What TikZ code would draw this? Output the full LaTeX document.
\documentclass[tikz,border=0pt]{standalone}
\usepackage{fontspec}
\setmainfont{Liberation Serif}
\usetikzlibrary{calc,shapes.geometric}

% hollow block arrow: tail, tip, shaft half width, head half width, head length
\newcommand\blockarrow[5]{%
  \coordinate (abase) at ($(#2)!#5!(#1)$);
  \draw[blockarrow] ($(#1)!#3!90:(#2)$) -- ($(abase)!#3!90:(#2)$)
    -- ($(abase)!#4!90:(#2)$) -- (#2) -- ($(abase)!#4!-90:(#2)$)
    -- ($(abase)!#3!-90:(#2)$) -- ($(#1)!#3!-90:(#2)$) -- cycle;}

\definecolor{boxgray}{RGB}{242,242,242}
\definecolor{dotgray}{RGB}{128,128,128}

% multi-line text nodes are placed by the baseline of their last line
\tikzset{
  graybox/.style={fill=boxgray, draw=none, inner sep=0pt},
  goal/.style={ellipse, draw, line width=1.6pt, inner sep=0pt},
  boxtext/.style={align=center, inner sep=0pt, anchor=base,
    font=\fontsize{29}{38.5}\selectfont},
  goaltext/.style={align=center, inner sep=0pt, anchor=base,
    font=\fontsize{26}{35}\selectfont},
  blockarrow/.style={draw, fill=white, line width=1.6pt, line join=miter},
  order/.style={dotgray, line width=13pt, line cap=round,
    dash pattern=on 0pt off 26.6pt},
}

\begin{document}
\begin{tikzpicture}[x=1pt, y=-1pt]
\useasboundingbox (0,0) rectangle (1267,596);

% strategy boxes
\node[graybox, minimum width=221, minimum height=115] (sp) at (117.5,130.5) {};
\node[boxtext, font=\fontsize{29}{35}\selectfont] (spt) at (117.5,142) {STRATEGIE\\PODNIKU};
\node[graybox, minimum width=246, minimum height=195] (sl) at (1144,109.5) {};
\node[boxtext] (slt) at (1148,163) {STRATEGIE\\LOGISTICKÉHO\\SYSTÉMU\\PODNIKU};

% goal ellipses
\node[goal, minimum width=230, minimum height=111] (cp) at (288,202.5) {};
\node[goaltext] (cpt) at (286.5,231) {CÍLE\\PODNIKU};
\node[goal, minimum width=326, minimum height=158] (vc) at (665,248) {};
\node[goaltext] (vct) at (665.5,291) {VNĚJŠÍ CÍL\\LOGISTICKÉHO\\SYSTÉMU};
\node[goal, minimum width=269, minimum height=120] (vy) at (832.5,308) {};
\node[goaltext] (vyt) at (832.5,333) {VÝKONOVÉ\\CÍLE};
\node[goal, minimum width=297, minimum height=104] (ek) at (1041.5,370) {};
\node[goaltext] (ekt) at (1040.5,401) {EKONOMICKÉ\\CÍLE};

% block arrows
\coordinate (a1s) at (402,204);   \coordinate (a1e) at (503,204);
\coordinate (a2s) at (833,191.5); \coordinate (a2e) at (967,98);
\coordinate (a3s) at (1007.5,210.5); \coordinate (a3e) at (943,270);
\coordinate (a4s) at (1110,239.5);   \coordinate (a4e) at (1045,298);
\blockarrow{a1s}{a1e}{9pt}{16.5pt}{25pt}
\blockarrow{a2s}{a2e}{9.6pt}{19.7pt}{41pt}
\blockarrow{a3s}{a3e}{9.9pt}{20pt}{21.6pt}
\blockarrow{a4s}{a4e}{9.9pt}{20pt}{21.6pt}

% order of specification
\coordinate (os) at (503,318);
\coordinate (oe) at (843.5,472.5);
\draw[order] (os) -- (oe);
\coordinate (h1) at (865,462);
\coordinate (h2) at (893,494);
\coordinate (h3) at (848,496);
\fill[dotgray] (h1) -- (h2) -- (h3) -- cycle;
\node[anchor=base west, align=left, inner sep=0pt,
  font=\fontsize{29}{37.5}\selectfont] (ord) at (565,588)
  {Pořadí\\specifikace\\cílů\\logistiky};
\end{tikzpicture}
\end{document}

**Work to do:** Your task is to reproduce the whole listing exactly.

**Exercise output:**
What TikZ code would draw this? Output the full LaTeX document.
\documentclass[tikz,border=0pt]{standalone}
\usepackage{fontspec}
\setmainfont{Liberation Serif}
\usetikzlibrary{calc,shapes.geometric}

% hollow block arrow: tail, tip, shaft half width, head half width, head length
\newcommand\blockarrow[5]{%
  \coordinate (abase) at ($(#2)!#5!(#1)$);
  \draw[blockarrow] ($(#1)!#3!90:(#2)$) -- ($(abase)!#3!90:(#2)$)
    -- ($(abase)!#4!90:(#2)$) -- (#2) -- ($(abase)!#4!-90:(#2)$)
    -- ($(abase)!#3!-90:(#2)$) -- ($(#1)!#3!-90:(#2)$) -- cycle;}

\definecolor{boxgray}{RGB}{242,242,242}
\definecolor{dotgray}{RGB}{128,128,128}

% multi-line text nodes are placed by the baseline of their last line
\tikzset{
  graybox/.style={fill=boxgray, draw=none, inner sep=0pt},
  goal/.style={ellipse, draw, line width=1.6pt, inner sep=0pt},
  boxtext/.style={align=center, inner sep=0pt, anchor=base,
    font=\fontsize{29}{38.5}\selectfont},
  goaltext/.style={align=center, inner sep=0pt, anchor=base,
    font=\fontsize{26}{35}\selectfont},
  blockarrow/.style={draw, fill=white, line width=1.6pt, line join=miter},
  order/.style={dotgray, line width=13pt, line cap=round,
    dash pattern=on 0pt off 26.6pt},
}

\begin{document}
\begin{tikzpicture}[x=1pt, y=-1pt]
\useasboundingbox (0,0) rectangle (1267,596);

% strategy boxes
\node[graybox, minimum width=221, minimum height=115] (sp) at (117.5,130.5) {};
\node[boxtext, font=\fontsize{29}{35}\selectfont] (spt) at (117.5,142) {STRATEGIE\\PODNIKU};
\node[graybox, minimum width=246, minimum height=195] (sl) at (1144,109.5) {};
\node[boxtext] (slt) at (1148,163) {STRATEGIE\\LOGISTICKÉHO\\SYSTÉMU\\PODNIKU};

% goal ellipses
\node[goal, minimum width=230, minimum height=111] (cp) at (288,202.5) {};
\node[goaltext] (cpt) at (286.5,231) {CÍLE\\PODNIKU};
\node[goal, minimum width=326, minimum height=158] (vc) at (665,248) {};
\node[goaltext] (vct) at (665.5,291) {VNĚJŠÍ CÍL\\LOGISTICKÉHO\\SYSTÉMU};
\node[goal, minimum width=269, minimum height=120] (vy) at (832.5,308) {};
\node[goaltext] (vyt) at (832.5,333) {VÝKONOVÉ\\CÍLE};
\node[goal, minimum width=297, minimum height=104] (ek) at (1041.5,370) {};
\node[goaltext] (ekt) at (1040.5,401) {EKONOMICKÉ\\CÍLE};

% block arrows
\coordinate (a1s) at (402,204);   \coordinate (a1e) at (503,204);
\coordinate (a2s) at (833,191.5); \coordinate (a2e) at (967,98);
\coordinate (a3s) at (1007.5,210.5); \coordinate (a3e) at (943,270);
\coordinate (a4s) at (1110,239.5);   \coordinate (a4e) at (1045,298);
\blockarrow{a1s}{a1e}{9pt}{16.5pt}{25pt}
\blockarrow{a2s}{a2e}{9.6pt}{19.7pt}{41pt}
\blockarrow{a3s}{a3e}{9.9pt}{20pt}{21.6pt}
\blockarrow{a4s}{a4e}{9.9pt}{20pt}{21.6pt}

% order of specification
\coordinate (os) at (503,318);
\coordinate (oe) at (843.5,472.5);
\draw[order] (os) -- (oe);
\coordinate (h1) at (865,462);
\coordinate (h2) at (893,494);
\coordinate (h3) at (848,496);
\fill[dotgray] (h1) -- (h2) -- (h3) -- cycle;
\node[anchor=base west, align=left, inner sep=0pt,
  font=\fontsize{29}{37.5}\selectfont] (ord) at (565,588)
  {Pořadí\\specifikace\\cílů\\logistiky};
\end{tikzpicture}
\end{document}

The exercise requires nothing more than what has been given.